Pasar global akan memasang mata pada satu tanggal penting yang dapat mempengaruhi perkembangan ekonomi secara global. Pada tanggal 23 Juni 2016, nasib Inggris dengan Uni Eropa akan berada di tangan warganya, ketika rakyat Inggris akan menuju ke tempat pemungutan suara untuk memilih apakah akan tetap menjadi bagian dari blok 28-negara atau berdiri sendiri.
Keputusan ini akan menjadi sangat penting bagi negara Inggris dan Uni Eropa – terutama, sebagai ahli telah menyarankan, jika Brexit terjadi mungkin mendorong anggota Uni Eropa lainnya untuk mengadakan referendum mereka sendiri.
Apakah akan terjadi Brexit atau British Exit, bila Inggris menyatakan keluar dari Uni Eropa, atau Bremain atau British Remain, bila Inggris tetap berada di Uni Eropa. Brexit atau Bremain?
Untuk mencermati dan mengetahui hubungan Inggris dan Uni Eropa, perlu dilihat lebih jauh sebelumnya bagaimana hubungan yang terjadi antara Inggris dengan Uni Eropa tersebut. Berikut hal-hal yang baik untuk dicermati terkait hubungan Inggris dengan Uni Eropa seperti yang juga telah dilansir oleh CNBC.
Tahun 1957: Negara-negara Eropa bersatu, Inggris tertarik masuk
Ketika Masyarakat Ekonomi Eropa (MEE) atau European Economic Community (EEC) didirikan pada tahun 1957 – hanya ada enam anggota: Prancis, Jerman, Italia, Belgia, Belanda, dan Luksemburg.
MEE didirikan untuk menciptakan hubungan ekonomi kuat, menyusul kematian dan kehancuran yang terlihat selama Perang Dunia II; dengan Winston Churchill menyerukan seperti “United States of Europe” pada tahun 1946.

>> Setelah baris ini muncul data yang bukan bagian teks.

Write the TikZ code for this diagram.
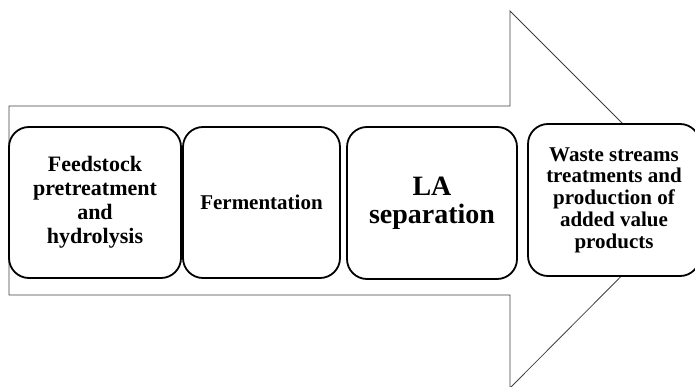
\documentclass[tikz,border=0pt]{standalone}
\usepackage{fontspec}
\setmainfont{Liberation Serif}
\begin{document}
\begin{tikzpicture}[x=1pt,y=-1pt,
  stagebox/.style={draw=black, line width=1.8pt, rounded corners=20pt, fill=white, inner sep=0pt, align=center, font=\bfseries},
  arrowline/.style={draw=black!75, line width=0.8pt, line join=miter}]
\useasboundingbox (0,0) rectangle (695,387);
\draw[arrowline] (9,106) -- (510,106) -- (510,11) -- (698,199) -- (510,388) -- (510,295) -- (9,295) -- cycle;
\node[stagebox, minimum width=172pt, minimum height=151pt, font=\bfseries\fontsize{22}{24}\selectfont] (s1) at (95,202.5) {Feedstock\\pretreatment\\and\\hydrolysis};
\node[stagebox, minimum width=157pt, minimum height=151pt, font=\bfseries\fontsize{21}{24}\selectfont] (s2) at (261.5,202.5) {Fermentation};
\node[stagebox, minimum width=170pt, minimum height=152pt, font=\bfseries\fontsize{28}{28}\selectfont] (s3) at (432,203) {LA\\separation};
\node[stagebox, minimum width=172pt, minimum height=152pt, font=\bfseries\fontsize{21}{21.7}\selectfont] (s4) at (614,200) {Waste streams\\treatments and\\production of\\added value\\products};
\end{tikzpicture}
\end{document}
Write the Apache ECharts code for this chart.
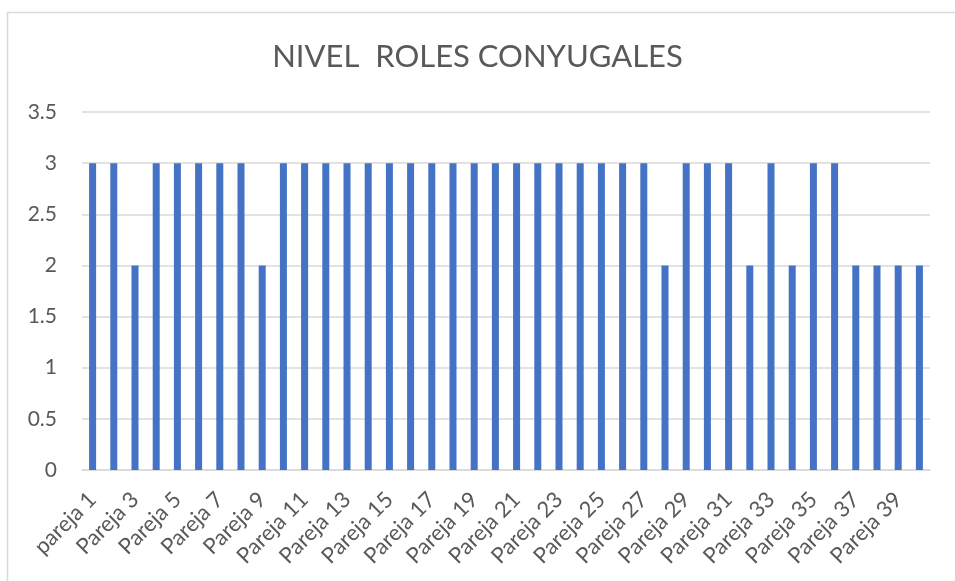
<!DOCTYPE html>
<html lang="es" style="height: 100%">
  <head>
    <meta charset="utf-8">
    <title>NIVEL ROLES CONYUGALES</title>
  </head>
  <body style="height: 100%; margin: 0; background: #fff">
    <div id="container" style="width: 955px; height: 581px;"></div>
    <script type="text/javascript" src="https://cdn.jsdelivr.net/npm/echarts@6/dist/echarts.min.js"></script>
    <script type="text/javascript">
      // datos del grafico
      var categorias = [];
      for (var i = 1; i <= 40; i++) {
          categorias.push((i === 1 ? 'pareja ' : 'Pareja ') + i);
      }
      var valores = [
          3, 3, 2, 3, 3, 3, 3, 3, 2, 3,
          3, 3, 3, 3, 3, 3, 3, 3, 3, 3,
          3, 3, 3, 3, 3, 3, 3, 2, 3, 3,
          3, 2, 3, 2, 3, 3, 2, 2, 2, 2
      ];
      var titulo = 'NIVEL  ROLES CONYUGALES';

      var dom = document.getElementById("container");
      var myChart = echarts.init(dom, null, {renderer: 'canvas'});

      var fuente = 'Lato, "Noto Sans", sans-serif';

      var option = {
          animation: false,
          backgroundColor: '#ffffff',
          textStyle: {fontFamily: fuente},
          title: {
              text: titulo,
              left: 'center',
              top: 36,
              textStyle: {
                  fontFamily: fuente,
                  fontSize: 31,
                  fontWeight: 'normal',
                  color: '#595959'
              }
          },
          graphic: [
              {
                  type: 'polyline',
                  shape: {points: [[7.5, 600], [7.5, 12.5], [955, 12.5]]},
                  style: {stroke: '#d9d9d9', lineWidth: 1.5, fill: null},
                  silent: true
              }
          ],
          grid: {
              left: 82,
              right: 25,
              top: 112,
              bottom: 111,
              containLabel: false
          },
          xAxis: {
              type: 'category',
              data: categorias,
              axisTick: {show: false},
              axisLine: {lineStyle: {color: '#d9d9d9', width: 1.5}},
              axisLabel: {
                  interval: 1,
                  rotate: 45,
                  color: '#595959',
                  fontSize: 22,
                  fontFamily: fuente,
                  margin: 26
              }
          },
          yAxis: {
              type: 'value',
              min: 0,
              max: 3.5,
              interval: 0.5,
              axisLine: {show: false},
              axisTick: {show: false},
              splitLine: {lineStyle: {color: '#d9d9d9', width: 1.5}},
              axisLabel: {
                  color: '#595959',
                  fontSize: 21,
                  fontFamily: fuente,
                  margin: 25
              }
          },
          series: [
              {
                  name: 'Nivel',
                  type: 'bar',
                  data: valores,
                  barWidth: 7,
                  itemStyle: {color: '#4472c4'}
              }
          ]
      };

      myChart.setOption(option);
    </script>
  </body>
</html>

Tujuan komunitas ini adalah untuk menciptakan pasar umum, dengan barang, jasa, dan orang bisa bergerak dengan lebih mudah.
Tahun 1961-1967: Prancis memveto penggabungan Inggris
Selama tahun 1961, Inggris, Irlandia, dan Denmark telah bergabung dengan EEC. Namun, pada Januari 1963, Presiden Prancis, Charles de Gaulle menyatakan keprihatinan negaranya atas implikasi dari keanggotaan Inggris terutama karena memiliki hubungan dekat dengan AS. Dalam hitungan hari, negara-negara yang telah mengajukan aplikasi memiliki keanggotaan EEC ditangguhkan.

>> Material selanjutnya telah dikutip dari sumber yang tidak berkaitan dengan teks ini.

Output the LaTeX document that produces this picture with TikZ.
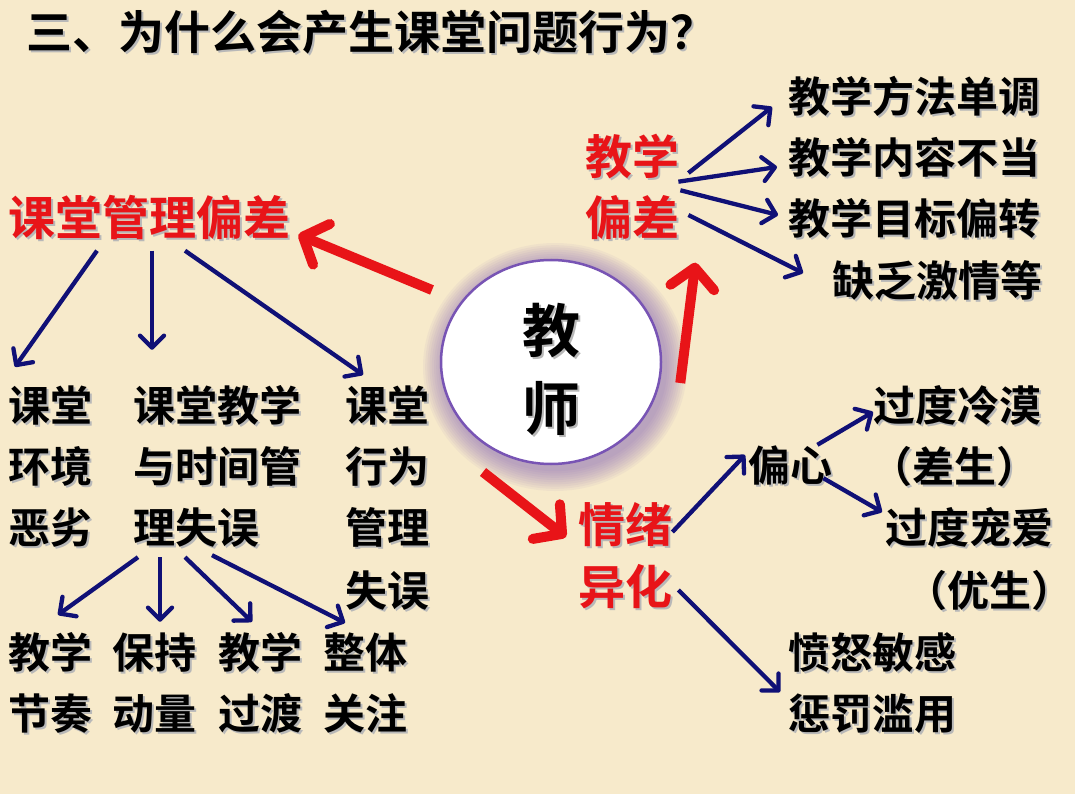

De Gaulle mengatakan ia akan memveto masuknya Inggris lagi ketika kembali diterapkan pada tahun 1967; namun, aplikasi negara akhirnya berhasil setelah de Gaulle mengundurkan diri sebagai Presiden pada tahun 1969.

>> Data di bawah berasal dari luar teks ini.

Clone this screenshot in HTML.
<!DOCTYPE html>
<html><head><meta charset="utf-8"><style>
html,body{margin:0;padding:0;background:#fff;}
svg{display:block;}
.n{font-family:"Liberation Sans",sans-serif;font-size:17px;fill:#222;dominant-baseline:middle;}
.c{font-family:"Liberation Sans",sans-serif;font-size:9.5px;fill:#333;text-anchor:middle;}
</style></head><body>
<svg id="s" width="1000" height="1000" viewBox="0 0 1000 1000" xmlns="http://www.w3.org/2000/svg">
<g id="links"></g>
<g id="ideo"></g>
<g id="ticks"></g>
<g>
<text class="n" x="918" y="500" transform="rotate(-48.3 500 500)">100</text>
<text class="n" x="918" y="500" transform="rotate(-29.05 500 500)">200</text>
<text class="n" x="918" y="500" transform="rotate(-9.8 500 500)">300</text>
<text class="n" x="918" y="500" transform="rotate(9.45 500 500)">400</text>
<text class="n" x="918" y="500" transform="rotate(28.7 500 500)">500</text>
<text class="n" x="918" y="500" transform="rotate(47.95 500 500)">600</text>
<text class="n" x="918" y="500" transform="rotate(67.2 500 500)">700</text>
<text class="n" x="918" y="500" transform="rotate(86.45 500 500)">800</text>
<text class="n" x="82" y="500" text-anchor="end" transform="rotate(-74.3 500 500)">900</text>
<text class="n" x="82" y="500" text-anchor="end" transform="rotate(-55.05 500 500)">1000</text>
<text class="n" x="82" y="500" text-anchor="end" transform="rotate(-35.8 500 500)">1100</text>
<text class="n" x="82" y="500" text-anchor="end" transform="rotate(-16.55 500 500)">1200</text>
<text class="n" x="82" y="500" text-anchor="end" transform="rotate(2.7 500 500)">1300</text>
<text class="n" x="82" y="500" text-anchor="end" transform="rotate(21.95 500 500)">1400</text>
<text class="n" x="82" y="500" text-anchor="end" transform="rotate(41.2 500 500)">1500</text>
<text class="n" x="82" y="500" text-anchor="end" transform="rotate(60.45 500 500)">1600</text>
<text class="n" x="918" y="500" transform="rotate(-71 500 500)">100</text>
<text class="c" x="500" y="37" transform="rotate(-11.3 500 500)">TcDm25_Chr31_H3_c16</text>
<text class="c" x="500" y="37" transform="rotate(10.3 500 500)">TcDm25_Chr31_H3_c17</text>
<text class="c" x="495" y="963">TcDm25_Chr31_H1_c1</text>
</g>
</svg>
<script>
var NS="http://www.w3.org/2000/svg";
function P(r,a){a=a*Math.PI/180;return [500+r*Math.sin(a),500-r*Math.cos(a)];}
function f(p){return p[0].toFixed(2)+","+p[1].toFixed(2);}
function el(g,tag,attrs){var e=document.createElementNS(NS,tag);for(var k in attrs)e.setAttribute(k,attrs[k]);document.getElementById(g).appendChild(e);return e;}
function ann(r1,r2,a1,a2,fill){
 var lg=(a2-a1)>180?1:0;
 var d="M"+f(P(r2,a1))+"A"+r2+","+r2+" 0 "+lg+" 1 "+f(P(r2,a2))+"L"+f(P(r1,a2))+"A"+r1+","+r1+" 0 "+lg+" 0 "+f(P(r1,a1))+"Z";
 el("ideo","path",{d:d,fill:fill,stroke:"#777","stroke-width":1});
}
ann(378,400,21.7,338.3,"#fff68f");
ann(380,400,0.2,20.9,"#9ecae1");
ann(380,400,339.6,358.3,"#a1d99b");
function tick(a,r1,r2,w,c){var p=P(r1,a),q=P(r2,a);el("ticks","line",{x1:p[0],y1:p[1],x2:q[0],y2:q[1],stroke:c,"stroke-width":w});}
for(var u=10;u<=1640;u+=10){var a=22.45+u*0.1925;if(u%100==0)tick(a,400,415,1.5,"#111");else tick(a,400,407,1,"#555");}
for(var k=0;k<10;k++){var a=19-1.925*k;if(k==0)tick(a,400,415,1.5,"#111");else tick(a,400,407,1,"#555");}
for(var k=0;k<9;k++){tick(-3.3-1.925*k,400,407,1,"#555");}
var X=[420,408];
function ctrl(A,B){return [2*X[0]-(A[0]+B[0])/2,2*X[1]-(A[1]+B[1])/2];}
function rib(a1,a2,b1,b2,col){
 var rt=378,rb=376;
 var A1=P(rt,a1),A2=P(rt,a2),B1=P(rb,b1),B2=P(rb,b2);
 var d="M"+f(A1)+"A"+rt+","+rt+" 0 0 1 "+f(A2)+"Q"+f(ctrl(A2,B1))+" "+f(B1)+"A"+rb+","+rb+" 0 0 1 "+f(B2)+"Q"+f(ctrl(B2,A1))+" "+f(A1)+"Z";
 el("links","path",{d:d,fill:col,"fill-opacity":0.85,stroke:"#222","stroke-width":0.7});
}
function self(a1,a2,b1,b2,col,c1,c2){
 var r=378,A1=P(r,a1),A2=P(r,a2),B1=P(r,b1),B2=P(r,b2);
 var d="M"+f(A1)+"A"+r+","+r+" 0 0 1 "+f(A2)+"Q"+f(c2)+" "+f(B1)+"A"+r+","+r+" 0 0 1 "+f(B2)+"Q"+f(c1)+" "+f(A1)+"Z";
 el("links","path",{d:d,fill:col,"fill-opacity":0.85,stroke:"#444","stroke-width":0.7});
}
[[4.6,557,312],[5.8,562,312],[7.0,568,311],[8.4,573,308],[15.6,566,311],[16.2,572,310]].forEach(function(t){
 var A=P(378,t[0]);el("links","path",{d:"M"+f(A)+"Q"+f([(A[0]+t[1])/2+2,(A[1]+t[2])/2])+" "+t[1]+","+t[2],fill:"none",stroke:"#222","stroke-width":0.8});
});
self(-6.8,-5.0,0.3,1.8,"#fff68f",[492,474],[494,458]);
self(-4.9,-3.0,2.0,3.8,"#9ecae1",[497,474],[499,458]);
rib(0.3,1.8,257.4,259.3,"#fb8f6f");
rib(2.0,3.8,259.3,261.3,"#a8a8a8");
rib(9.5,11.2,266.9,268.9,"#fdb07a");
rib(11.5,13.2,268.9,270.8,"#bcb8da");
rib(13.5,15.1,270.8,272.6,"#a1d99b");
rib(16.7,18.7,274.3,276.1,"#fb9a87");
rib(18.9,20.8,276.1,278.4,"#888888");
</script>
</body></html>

Tahun 1973: Inggris membuat debutnya di Uni Eropa
Masyarakat Ekonomi Eropa menyambut tiga anggota baru untuk kelompok itu: Irlandia, Denmark, dan Inggris; sehingga anggota MEE total menjadi sembilan negara.
Tahun 1975: Inggris mengadakan referendum tentang keanggotaan di MEE
Pemimpin Partai Buruh, Harold Wilson menindaklanjuti janji pemilihannya dan menegosiasi ulang keanggotaan Inggris di MEE, melalui hasil referendum. Pada tanggal 5 Juni 1975, Inggris memilih untuk tetap berada di MEE, dengan sekitar 67 persen yang mendukung untuk tetap tinggal di MEE.
Tahun 1984: Inggris memenangkan pemotongan anggaran
Pada tahun 1984, Inggris berhasil menegosiasikan pemotongan anggaran dengan MEE, setelah Perdana Menteri Inggris Margaret Thatcher mengancam akan menghentikan pembayaran. Pada saat itu, Inggris ditetapkan sebagai penyumbang anggaran terbesar, sebagian besar karena akses yang tersedia dalam subsidi pertanian. Pada tahun 2005, negara setuju untuk melepaskan beberapa rabat, untuk membantu membiayai rencana perluasan UE.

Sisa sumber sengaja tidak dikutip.